Parole queste che raccontano l’insoddisfazione del docente Iapichino e della famiglia Manca su come sia stato trattato, nel corso degli anni, il caso del giovane urologo e come, tutt’ora, sta continuando ad essere considerato: ''Senza entrare nel merito delle incongruenze procedurali – continua la lettera -, delle testimonianze, dei referti autoptici, dei tabulati telefonici, dei verbali veri e di quelli falsi, dei pentiti, di Carmelo D’Amico, della Costa Azzurra, Marsiglia e Provenzano, delle coperture e della sua latitanza, di probabili mandanti, dell’estromissione della parte civile, della presunta o certa accidia istituzionale, di quella che qualcuno ha definito sciatterie giudiziarie e le indagini, sulla morte di Attilio, superficiali, una cosa sembra assolutamente certa: quel volto, come quel corpo, devastato da inaudita violenza non deve e non può essere sbattuto in faccia ad una nazione e, prima di essa, ai familiari di questo ragazzo come azzardato suicidio''.

Poi l’appello ai media: ''Solo voi, riferimenti degli umili e degli ultimi, potrete coordinare il vostro animo, le vostre competenze, i vostri ideali, la vostra volontà e i vostri sforzi per far si che il rebus Attilio Manca non sia liquidato, con la complicità di un certo bavaglio mediatico, come affaire di un eroinomane di provincia.
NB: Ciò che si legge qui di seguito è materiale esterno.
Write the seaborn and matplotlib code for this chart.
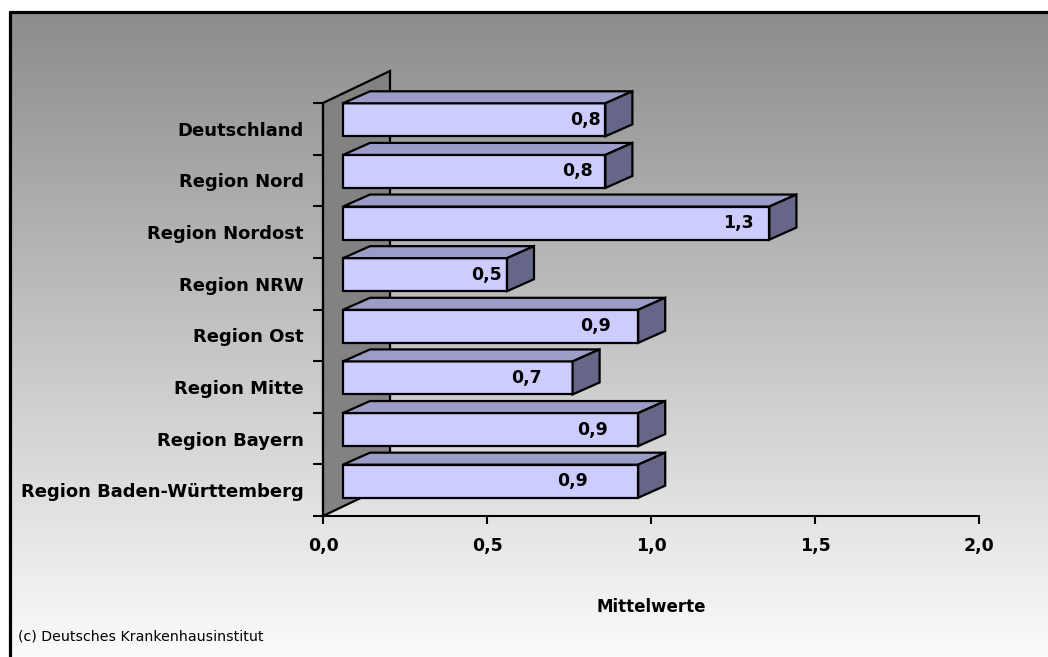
import numpy as np
import pandas as pd
import matplotlib
matplotlib.use("Agg")
import matplotlib.pyplot as plt
import seaborn as sns
from matplotlib.patches import Polygon
from matplotlib.lines import Line2D
from matplotlib.transforms import ScaledTranslation, IdentityTransform

# ---- data -------------------------------------------------------------
regions = [
    "Deutschland",
    "Region Nord",
    "Region Nordost",
    "Region NRW",
    "Region Ost",
    "Region Mitte",
    "Region Bayern",
    "Region Baden-Württemberg",
]
mittelwerte = [0.8, 0.8, 1.3, 0.5, 0.9, 0.7, 0.9, 0.9]
x_ticks = [0.0, 0.5, 1.0, 1.5, 2.0]
x_tick_labels = ["0,0", "0,5", "1,0", "1,5", "2,0"]
x_title = "Mittelwerte"
credit = "(c) Deutsches Krankenhausinstitut"

# ---- layout / style ---------------------------------------------------
W, H, DPI = 1048, 657, 100
FRONT_SHIFT = (20, 9)      # px: bars sit in the middle of the depth
BAR_DEPTH = (27, 12)       # px: depth of each bar
WALL_DEPTH = (67, 32)      # px: depth of the back wall
label_inset_px = [5, 13, 16, 5, 27, 31, 30, 50]

FRONT = "#CCCCFF"
TOP = "#9C9CC8"
SIDE = "#666688"
WALL = "#828282"

sns.set_theme(style="white")
plt.rcParams["font.family"] = ["DejaVu Sans"]
plt.rcParams.update({
    "text.color": "black",
    "axes.labelcolor": "black",
    "xtick.color": "black",
    "ytick.color": "black",
})

fig = plt.figure(figsize=(W / DPI, H / DPI), dpi=DPI)
fig.patch.set_facecolor("white")

# background panel with vertical grey gradient and a black frame edge
bg = fig.add_axes([0, 0, 1, 1], zorder=0)
bg.set_xlim(0, W)
bg.set_ylim(H, 0)
bg.axis("off")
shade = np.linspace(0.55, 0.985, 256).reshape(-1, 1)
bg.imshow(np.dstack([shade, shade, shade]), extent=(11, W, H, 13),
          aspect="auto", interpolation="bicubic")
bg.add_line(Line2D([10, W], [12, 12], color="black", lw=2.3))
bg.add_line(Line2D([10, 10], [12, H], color="black", lw=2.3))
bg.text(18, 636, credit, fontsize=10.2, va="center", ha="left", color="black")

# main plotting area
ax = fig.add_axes([323 / W, (H - 516) / H, 656 / W, 413 / H], zorder=2)
ax.patch.set_alpha(0)

df = pd.DataFrame({"Region": regions, "Mittelwert": mittelwerte})
sns.barplot(data=df, x="Mittelwert", y="Region", orient="h", ax=ax,
            color=FRONT, saturation=1, width=0.64, edgecolor="black",
            linewidth=1.6, zorder=4)

ax.set_xlim(0, 2)
ax.set_ylim(len(regions) - 0.5, -0.5)

shift = ScaledTranslation(FRONT_SHIFT[0] / DPI, FRONT_SHIFT[1] / DPI,
                          fig.dpi_scale_trans)
ident = IdentityTransform()

# back wall along the category axis
p_bot = ax.transData.transform((0, len(regions) - 0.5))
p_top = ax.transData.transform((0, -0.5))
wall = np.array([p_bot, p_top,
                 p_top + WALL_DEPTH, p_bot + WALL_DEPTH])
fig.add_artist(Polygon(wall, closed=True, facecolor=WALL, edgecolor="black",
                       lw=1.6, transform=ident, zorder=1.5))

# shift the front faces and add top / side faces for each bar
for i, patch in enumerate(ax.patches):
    patch.set_transform(ax.transData + shift)
    patch.set_clip_on(False)
    x0, y0 = patch.get_x(), patch.get_y()
    w, h = patch.get_width(), patch.get_height()
    (xl, yb), (xr, yt) = ax.transData.transform([(x0, y0 + h), (x0 + w, y0)])
    xl += FRONT_SHIFT[0]; xr += FRONT_SHIFT[0]
    yb += FRONT_SHIFT[1]; yt += FRONT_SHIFT[1]
    dx, dy = BAR_DEPTH
    top = [(xl, yt), (xr, yt), (xr + dx, yt + dy), (xl + dx, yt + dy)]
    side = [(xr, yb), (xr, yt), (xr + dx, yt + dy), (xr + dx, yb + dy)]
    for pts, col in ((top, TOP), (side, SIDE)):
        fig.add_artist(Polygon(pts, closed=True, facecolor=col,
                               edgecolor="black", lw=1.6, transform=ident,
                               zorder=3, joinstyle="miter"))

# value labels inside the front faces
for i, v in enumerate(mittelwerte):
    off = ScaledTranslation((FRONT_SHIFT[0] - label_inset_px[i]) / DPI,
                            FRONT_SHIFT[1] / DPI, fig.dpi_scale_trans)
    ax.text(v, i, f"{v:.1f}".replace(".", ","), transform=ax.transData + off,
            ha="right", va="center", fontsize=12.5, fontweight="bold",
            color="black", zorder=6, clip_on=False)

# axes styling
for side_name in ("top", "right"):
    ax.spines[side_name].set_visible(False)
for side_name in ("left", "bottom"):
    ax.spines[side_name].set_color("black")
    ax.spines[side_name].set_linewidth(1.5)
    ax.spines[side_name].set_zorder(2.5)

ax.set_xticks(x_ticks, x_tick_labels)
ax.tick_params(axis="x", direction="out", length=6, width=1.5, color="black",
               pad=9, labelsize=12.5, bottom=True, labelcolor="black")
for lab in ax.get_xticklabels():
    lab.set_fontweight("bold")

ax.set_yticks(range(len(regions)), regions)
ax.set_yticks(np.arange(-0.5, len(regions), 1.0), minor=True)
ax.tick_params(axis="y", which="major", length=0, pad=14, labelsize=13,
               left=True, labelcolor="black")
ax.tick_params(axis="y", which="minor", direction="out", length=7.5,
               width=1.5, color="black", left=True)
for lab in ax.get_yticklabels():
    lab.set_fontweight("bold")

ax.set_ylabel("")
ax.set_xlabel(x_title, fontsize=12, fontweight="bold", va="center",
              color="black")
ax.xaxis.set_label_coords(0.5, -(607 - 516) / 413)
ax.grid(False)

fig.savefig("out.png", dpi=DPI, facecolor="white")
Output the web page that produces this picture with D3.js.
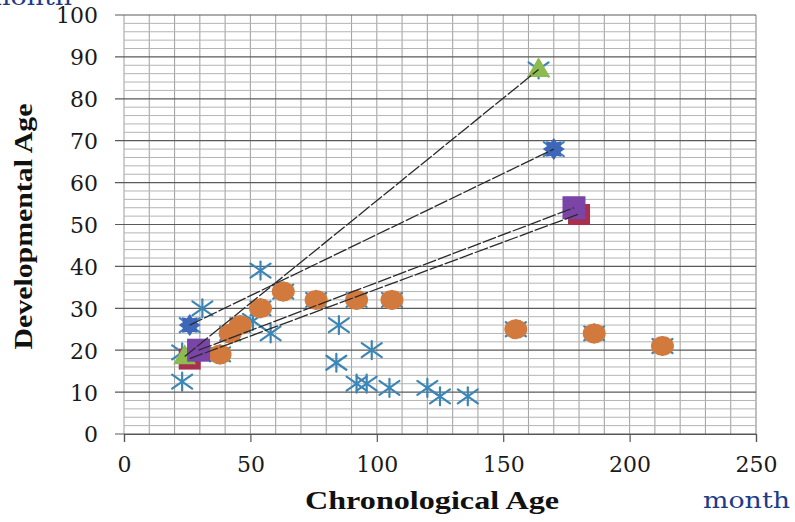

La mobilitazione di tanti ha salvato la Costituzione - conclude la lettera -. Quella di tutti, se voleste aiutarci a organizzarla, evidentemente serve un piccolo sforzo in più, restituirà dignità a un giovane ragazzo siciliano e alla sua terra che, in un piccolo cimitero, porta il suo nome. Aiutateci''.

Intanto Antonio Ingroia, legale della famiglia di Attilio Manca, ha annunciato che presenterà nuove prove alla procura di Roma. L’avvocato è infatti fermamente convinto che la morte dell’urologo sia da imputare solamente a fatti mafia e non all’overdose di un eroinomane, come è stato da poco definito Manca da alcuni testimoni durante le indagini svolte dal tribunale di Viterbo. Anche per quest'ultimo fatto Ingroia non ritiene più competente gli uffici di giustizia della Tuscia, ma trattandosi secondo lui e la sua famiglia di un delitto di mafia, presenterà le nuove prove, non ancora acquisite dalla magistratura all’antimafia di Roma. Al momento non sono stati rivelati i dettagli degli incartamenti che arriveranno nella Capitale, bisogna quindi aspettare la consegna per saperne di più.